Катастеризм | страница 78
– Как ещё они обезопасились? – поддержал беседу Тульин.
– Чем на самом деле занимается ID BARDO, – припечатала Женя.
Тульин не нашёлся, что ответить, – и лишь отстранённо подумал, что каре – это ещё и такой боевой строй.
Глава 11
Катастеризм
Если бы золотая рыбка предложила Дане бессмертие, он бы, пожалуй, взял деньгами.
Не то чтобы ему не нравилось жить. Но смерть – это что-то такое пыльное, из глубины дальней полки; как ни полезешь за мыслями о ней, непременно вляпаешься пальцами в проблему поближе, требующую немедленного решения.
И денег.
Даже когда ему перевалило за тридцать и тело стало посылать недвусмысленные сигналы о состоянии Датского королевства, он всё равно продолжал думать об этом отдельно. Болезни – это болезни. Их лечат горчичниками и аспирином.
А смерть – это смерть.
Только увидев её в родителях – осознав, что смерть не точка, а череда коротких отрезков, – Даня сумел разглядеть и ответ, очевидный, но невероятный. И всё же без лекций доктора Шарпа – без его объяснений, перекроивших мозг, – он бы не решился.
Мы слишком привыкли верить тем неизбежностям, что скармливают нам в детстве.
Дуб – дерево. Роза – цветок. Олень – животное. Воробей – птица.
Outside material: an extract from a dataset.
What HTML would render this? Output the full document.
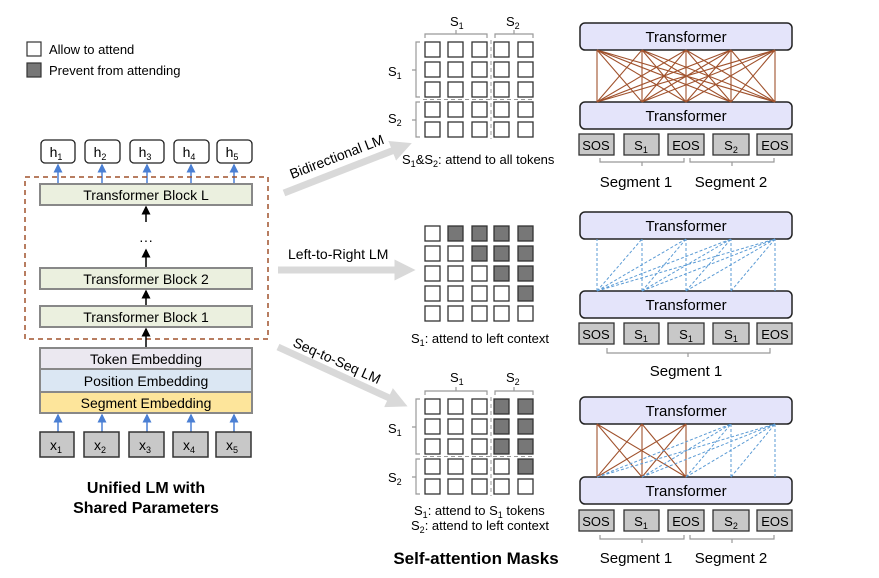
<!DOCTYPE html>
<html><head><meta charset="utf-8"><style>
body{margin:0;background:#fff}
svg{display:block;font-family:"Liberation Sans",Arial,sans-serif}
</style></head><body>
<svg width="879" height="578" viewBox="0 0 879 578" xmlns="http://www.w3.org/2000/svg">
<defs>
<marker id="ab" markerWidth="6" markerHeight="6" refX="5" refY="3" orient="auto"><path d="M0,0 L6,3 L0,6z" fill="#4a7fd4"/></marker>
<marker id="ak" markerWidth="6" markerHeight="6" refX="5" refY="3" orient="auto"><path d="M0,0 L6,3 L0,6z" fill="#000"/></marker>
<marker id="ag" markerWidth="3" markerHeight="3" refX="1.5" refY="1.5" orient="auto"><path d="M0,0 L3,1.5 L0,3z" fill="#d9d9d9"/></marker>
</defs>
<!-- legend -->
<rect x="27" y="42" width="14" height="14" fill="#fff" stroke="#333" stroke-width="1.2"/>
<text x="49" y="54" font-size="13">Allow to attend</text>
<rect x="27" y="63" width="14" height="14" fill="#777" stroke="#333" stroke-width="1.2"/>
<text x="49" y="75" font-size="13">Prevent from attending</text>

<!-- left stack -->
<g font-size="14" text-anchor="middle">
<g fill="#fff" stroke="#222" stroke-width="1.3">
<rect x="41" y="140" width="34" height="23" rx="4"/><rect x="85" y="140" width="35" height="23" rx="4"/><rect x="130" y="140" width="34" height="23" rx="4"/><rect x="174" y="140" width="35" height="23" rx="4"/><rect x="217" y="140" width="35" height="23" rx="4"/>
</g>
<text x="56" y="157">h<tspan font-size="9" dy="3">1</tspan></text>
<text x="100" y="157">h<tspan font-size="9" dy="3">2</tspan></text>
<text x="145" y="157">h<tspan font-size="9" dy="3">3</tspan></text>
<text x="189" y="157">h<tspan font-size="9" dy="3">4</tspan></text>
<text x="232" y="157">h<tspan font-size="9" dy="3">5</tspan></text>
</g>
<g stroke="#4a7fd4" stroke-width="1.5" marker-end="url(#ab)">
<line x1="58" y1="183" x2="58" y2="165"/><line x1="102" y1="183" x2="102" y2="165"/><line x1="147" y1="183" x2="147" y2="165"/><line x1="191" y1="183" x2="191" y2="165"/><line x1="234" y1="183" x2="234" y2="165"/>
<line x1="58" y1="432" x2="58" y2="415"/><line x1="102" y1="432" x2="102" y2="415"/><line x1="147" y1="432" x2="147" y2="415"/><line x1="191" y1="432" x2="191" y2="415"/><line x1="234" y1="432" x2="234" y2="415"/>
</g>
<rect x="25" y="177" width="243" height="162" fill="none" stroke="#a0522d" stroke-width="1.5" stroke-dasharray="5,4"/>
<g fill="#ebf0df" stroke="#888" stroke-width="2">
<rect x="40" y="184" width="212" height="21"/><rect x="40" y="268" width="212" height="21"/><rect x="40" y="306" width="212" height="21"/>
</g>
<g font-size="14" text-anchor="middle">
<text x="146" y="200">Transformer Block L</text>
<text x="146" y="284">Transformer Block 2</text>
<text x="146" y="322">Transformer Block 1</text>
<text x="146" y="245" font-size="14">···</text>
</g>
<g stroke="#000" stroke-width="1.5" marker-end="url(#ak)">
<line x1="146" y1="222" x2="146" y2="207"/><line x1="146" y1="267" x2="146" y2="250"/><line x1="146" y1="305" x2="146" y2="291"/><line x1="146" y1="347" x2="146" y2="329"/>
</g>
<rect x="40" y="348" width="212" height="21" fill="#ebe8f0" stroke="#888" stroke-width="2"/>
<rect x="40" y="369" width="212" height="23" fill="#dbe7f3" stroke="#888" stroke-width="2"/>
<rect x="40" y="392" width="212" height="21" fill="#fde59b" stroke="#888" stroke-width="2"/>
<g font-size="14" text-anchor="middle">
<text x="146" y="364">Token Embedding</text>
<text x="146" y="386">Position Embedding</text>
<text x="146" y="408">Segment Embedding</text>
</g>
<g fill="#c8c8c8" stroke="#333" stroke-width="1.5">
<rect x="40" y="432" width="34" height="25"/><rect x="84" y="432" width="35" height="25"/><rect x="129" y="432" width="35" height="25"/><rect x="173" y="432" width="35" height="25"/><rect x="216" y="432" width="35" height="25"/>
</g>
<g font-size="14" text-anchor="middle">
<text x="56" y="450">x<tspan font-size="9" dy="3">1</tspan></text>
<text x="100" y="450">x<tspan font-size="9" dy="3">2</tspan></text>
<text x="145" y="450">x<tspan font-size="9" dy="3">3</tspan></text>
<text x="189" y="450">x<tspan font-size="9" dy="3">4</tspan></text>
<text x="232" y="450">x<tspan font-size="9" dy="3">5</tspan></text>
</g>
<g font-size="16" font-weight="bold" text-anchor="middle">
<text x="146" y="493">Unified LM with</text>
<text x="146" y="513">Shared Parameters</text>
</g>

<!-- grey arrows -->
<g stroke="#d9d9d9" stroke-width="7" marker-end="url(#ag)">
<line x1="284" y1="193" x2="402" y2="147"/>
<line x1="278" y1="270" x2="405" y2="270"/>
<line x1="278" y1="347" x2="398" y2="402"/>
</g>
<text font-size="14" transform="translate(292,179) rotate(-21)">Bidirectional LM</text>
<text x="288" y="259" font-size="14">Left-to-Right LM</text>
<text font-size="14" transform="translate(292,346) rotate(24)">Seq-to-Seq LM</text>

<!-- masks -->
<g fill="#fff" stroke="#333" stroke-width="1.3">
<!-- top -->
<rect x="425" y="42" width="15" height="15"/><rect x="448" y="42" width="15" height="15"/><rect x="472" y="42" width="15" height="15"/><rect x="494" y="42" width="15" height="15"/><rect x="518" y="42" width="15" height="15"/>
<rect x="425" y="62" width="15" height="15"/><rect x="448" y="62" width="15" height="15"/><rect x="472" y="62" width="15" height="15"/><rect x="494" y="62" width="15" height="15"/><rect x="518" y="62" width="15" height="15"/>
<rect x="425" y="82" width="15" height="15"/><rect x="448" y="82" width="15" height="15"/><rect x="472" y="82" width="15" height="15"/><rect x="494" y="82" width="15" height="15"/><rect x="518" y="82" width="15" height="15"/>
<rect x="425" y="102" width="15" height="15"/><rect x="448" y="102" width="15" height="15"/><rect x="472" y="102" width="15" height="15"/><rect x="494" y="102" width="15" height="15"/><rect x="518" y="102" width="15" height="15"/>
<rect x="425" y="122" width="15" height="15"/><rect x="448" y="122" width="15" height="15"/><rect x="472" y="122" width="15" height="15"/><rect x="494" y="122" width="15" height="15"/><rect x="518" y="122" width="15" height="15"/>
<!-- middle -->
<rect x="425" y="226" width="15" height="15"/>
<rect x="425" y="246" width="15" height="15"/><rect x="448" y="246" width="15" height="15"/>
<rect x="425" y="266" width="15" height="15"/><rect x="448" y="266" width="15" height="15"/><rect x="472" y="266" width="15" height="15"/>
<rect x="425" y="286" width="15" height="15"/><rect x="448" y="286" width="15" height="15"/><rect x="472" y="286" width="15" height="15"/><rect x="494" y="286" width="15" height="15"/>
<rect x="425" y="306" width="15" height="15"/><rect x="448" y="306" width="15" height="15"/><rect x="472" y="306" width="15" height="15"/><rect x="494" y="306" width="15" height="15"/><rect x="518" y="306" width="15" height="15"/>
<!-- bottom -->
<rect x="425" y="399" width="15" height="15"/><rect x="448" y="399" width="15" height="15"/><rect x="472" y="399" width="15" height="15"/>
<rect x="425" y="419" width="15" height="15"/><rect x="448" y="419" width="15" height="15"/><rect x="472" y="419" width="15" height="15"/>
<rect x="425" y="439" width="15" height="15"/><rect x="448" y="439" width="15" height="15"/><rect x="472" y="439" width="15" height="15"/>
<rect x="425" y="459" width="15" height="15"/><rect x="448" y="459" width="15" height="15"/><rect x="472" y="459" width="15" height="15"/><rect x="494" y="459" width="15" height="15"/>
<rect x="425" y="479" width="15" height="15"/><rect x="448" y="479" width="15" height="15"/><rect x="472" y="479" width="15" height="15"/><rect x="494" y="479" width="15" height="15"/><rect x="518" y="479" width="15" height="15"/>
</g>
<g fill="#777" stroke="#333" stroke-width="1.3">
<rect x="448" y="226" width="15" height="15"/><rect x="472" y="226" width="15" height="15"/><rect x="494" y="226" width="15" height="15"/><rect x="518" y="226" width="15" height="15"/>
<rect x="472" y="246" width="15" height="15"/><rect x="494" y="246" width="15" height="15"/><rect x="518" y="246" width="15" height="15"/>
<rect x="494" y="266" width="15" height="15"/><rect x="518" y="266" width="15" height="15"/>
<rect x="518" y="286" width="15" height="15"/>
<rect x="494" y="399" width="15" height="15"/><rect x="518" y="399" width="15" height="15"/>
<rect x="494" y="419" width="15" height="15"/><rect x="518" y="419" width="15" height="15"/>
<rect x="494" y="439" width="15" height="15"/><rect x="518" y="439" width="15" height="15"/>
<rect x="518" y="459" width="15" height="15"/>
</g>
<g stroke="#999" stroke-width="1" stroke-dasharray="4,3" fill="none">
<line x1="491" y1="40" x2="491" y2="139"/><line x1="423" y1="99.5" x2="535" y2="99.5"/>
<line x1="491" y1="397" x2="491" y2="496"/><line x1="423" y1="456.5" x2="535" y2="456.5"/>
</g>
<g stroke="#999" stroke-width="1.2" fill="none">
<path d="M425,38 V34 H487 V38 M456,34 V30 M495,38 V34 H533 V38 M514,34 V30"/>
<path d="M420,42 H416 V97 H420 M416,70 H412 M420,102 H416 V137 H420 M416,120 H412"/>
<path d="M425,395 V391 H487 V395 M456,391 V387 M495,395 V391 H533 V395 M514,391 V387"/>
<path d="M420,399 H416 V454 H420 M416,427 H412 M420,459 H416 V494 H420 M416,477 H412"/>
</g>
<g font-size="13">
<text x="450" y="26">S<tspan font-size="9" dy="3">1</tspan></text>
<text x="506" y="26">S<tspan font-size="9" dy="3">2</tspan></text>
<text x="388" y="76">S<tspan font-size="9" dy="3">1</tspan></text>
<text x="388" y="123">S<tspan font-size="9" dy="3">2</tspan></text>
<text x="402" y="164">S<tspan font-size="9" dy="3">1</tspan><tspan dy="-3">&amp;S</tspan><tspan font-size="9" dy="3">2</tspan><tspan dy="-3">: attend to all tokens</tspan></text>
<text x="411" y="343">S<tspan font-size="9" dy="3">1</tspan><tspan dy="-3">: attend to left context</tspan></text>
<text x="450" y="382">S<tspan font-size="9" dy="3">1</tspan></text>
<text x="506" y="382">S<tspan font-size="9" dy="3">2</tspan></text>
<text x="388" y="433">S<tspan font-size="9" dy="3">1</tspan></text>
<text x="388" y="482">S<tspan font-size="9" dy="3">2</tspan></text>
<text x="414" y="515">S<tspan font-size="9" dy="3">1</tspan><tspan dy="-3">: attend to S</tspan><tspan font-size="9" dy="3">1</tspan><tspan dy="-3"> tokens</tspan></text>
<text x="411" y="530">S<tspan font-size="9" dy="3">2</tspan><tspan dy="-3">: attend to left context</tspan></text>
</g>
<text x="476" y="564" font-size="17" font-weight="bold" text-anchor="middle">Self-attention Masks</text>

<!-- right transformers -->
<g fill="#e4e4fa" stroke="#222" stroke-width="1.5">
<rect x="580" y="23" width="212" height="27" rx="5"/><rect x="580" y="102" width="212" height="27" rx="5"/>
<rect x="580" y="212" width="212" height="27" rx="5"/><rect x="580" y="291" width="212" height="27" rx="5"/>
<rect x="580" y="397" width="212" height="27" rx="5"/><rect x="580" y="477" width="212" height="27" rx="5"/>
</g>
<g font-size="15" text-anchor="middle">
<text x="686" y="42">Transformer</text><text x="686" y="121">Transformer</text>
<text x="686" y="231">Transformer</text><text x="686" y="310">Transformer</text>
<text x="686" y="416">Transformer</text><text x="686" y="496">Transformer</text>
</g>
<!-- top connections -->
<g stroke="#a0522d" stroke-width="1.1">
<path d="M597,102L597,50M597,102L642,50M597,102L686,50M597,102L731,50M597,102L775,50
M642,102L597,50M642,102L642,50M642,102L686,50M642,102L731,50M642,102L775,50
M686,102L597,50M686,102L642,50M686,102L686,50M686,102L731,50M686,102L775,50
M731,102L597,50M731,102L642,50M731,102L686,50M731,102L731,50M731,102L775,50
M775,102L597,50M775,102L642,50M775,102L686,50M775,102L731,50M775,102L775,50"/>
<path d="M597,477L597,424M597,477L642,424M597,477L686,424M642,477L597,424M642,477L642,424M642,477L686,424M686,477L597,424M686,477L642,424M686,477L686,424"/>
</g>
<g stroke="#5b9bd5" stroke-width="1" stroke-dasharray="3,2">
<path d="M597,291L597,239M597,291L642,239M597,291L686,239M597,291L731,239M597,291L775,239
M642,291L642,239M642,291L686,239M642,291L731,239M642,291L775,239
M686,291L686,239M686,291L731,239M686,291L775,239
M731,291L731,239M731,291L775,239M775,291L775,239"/>
<path d="M597,477L731,424M642,477L731,424M686,477L731,424M731,477L731,424
M597,477L775,424M642,477L775,424M686,477L775,424M731,477L775,424M775,477L775,424"/>
</g>
<!-- tokens -->
<g fill="#c8c8c8" stroke="#333" stroke-width="1.3">
<rect x="579" y="134" width="35" height="21"/><rect x="624" y="134" width="35" height="21"/><rect x="668" y="134" width="36" height="21"/><rect x="713" y="134" width="36" height="21"/><rect x="757" y="134" width="35" height="21"/>
<rect x="579" y="323" width="35" height="21"/><rect x="624" y="323" width="35" height="21"/><rect x="668" y="323" width="36" height="21"/><rect x="713" y="323" width="36" height="21"/><rect x="757" y="323" width="35" height="21"/>
<rect x="579" y="510" width="35" height="21"/><rect x="624" y="510" width="35" height="21"/><rect x="668" y="510" width="36" height="21"/><rect x="713" y="510" width="36" height="21"/><rect x="757" y="510" width="35" height="21"/>
</g>
<g font-size="13" text-anchor="middle">
<text x="596" y="150">SOS</text><text x="641" y="150">S<tspan font-size="9" dy="3">1</tspan></text><text x="686" y="150">EOS</text><text x="731" y="150">S<tspan font-size="9" dy="3">2</tspan></text><text x="775" y="150">EOS</text>
<text x="596" y="339">SOS</text><text x="641" y="339">S<tspan font-size="9" dy="3">1</tspan></text><text x="686" y="339">S<tspan font-size="9" dy="3">1</tspan></text><text x="731" y="339">S<tspan font-size="9" dy="3">1</tspan></text><text x="775" y="339">EOS</text>
<text x="596" y="526">SOS</text><text x="641" y="526">S<tspan font-size="9" dy="3">1</tspan></text><text x="686" y="526">EOS</text><text x="731" y="526">S<tspan font-size="9" dy="3">2</tspan></text><text x="775" y="526">EOS</text>
</g>
<g stroke="#999" stroke-width="1.2" fill="none">
<path d="M600,158V162H684V158M642,162V166M690,158V162H774V158M732,162V166"/>
<path d="M607,348V353H770V348M688,353V357"/>
<path d="M600,535V539H684V535M642,539V543M690,535V539H774V535M732,539V543"/>
</g>
<g font-size="15" text-anchor="middle">
<text x="636" y="187">Segment 1</text><text x="731" y="187">Segment 2</text>
<text x="686" y="376">Segment 1</text>
<text x="636" y="563">Segment 1</text><text x="731" y="563">Segment 2</text>
</g>
</svg>
</body></html>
Россия – наше отечество.
Смерть неизбежна.
Сейчас очередная лекция доктора Шарпа играла в наушнике, а Даня топтался в вагоне, слоняясь мимо требования не прислоняться. Удержаться на месте ему было трудно, смотреть на маму с папой – ещё труднее. Они сидели в углу вагона, по-воробьиному подобравшись, и вроде бы оба листали смарты; но переплетённые пальцы папиной правой и маминой левой руки были белее обычного, а внимательный наблюдатель заметил бы, что мама смотрит сквозь экран. Перед выездом она долго маялась, ведь на столь важное мероприятие полагалось нарядиться парадно, но в больнице украшения неуместны. В итоге костюм взяла простой и даже не стала краситься, но в волосы приколола большой розовый цветок – симпатичный, но нелепый, из тех что в любую эпоху выглядят анахронизмом.
Цветок этот лет двадцать с лишним назад смастерил ей Даня, когда ему совсем уж нечем было заняться в летнем лагере.
Папа опирался локтем на рюкзак с вещами – настоящий походный рюкзак с их геологических времён; от него до сих пор тянуло мхом и дымом. Он настоял на том, чтобы до вокзала и в переходе нести его самому, и Даня заранее морщился, представляя, как им придётся бороться на выходе: от метро до клиники идти было минут двадцать, и папе, конечно, тяжело нести груз столько времени, но он, конечно, не скажет.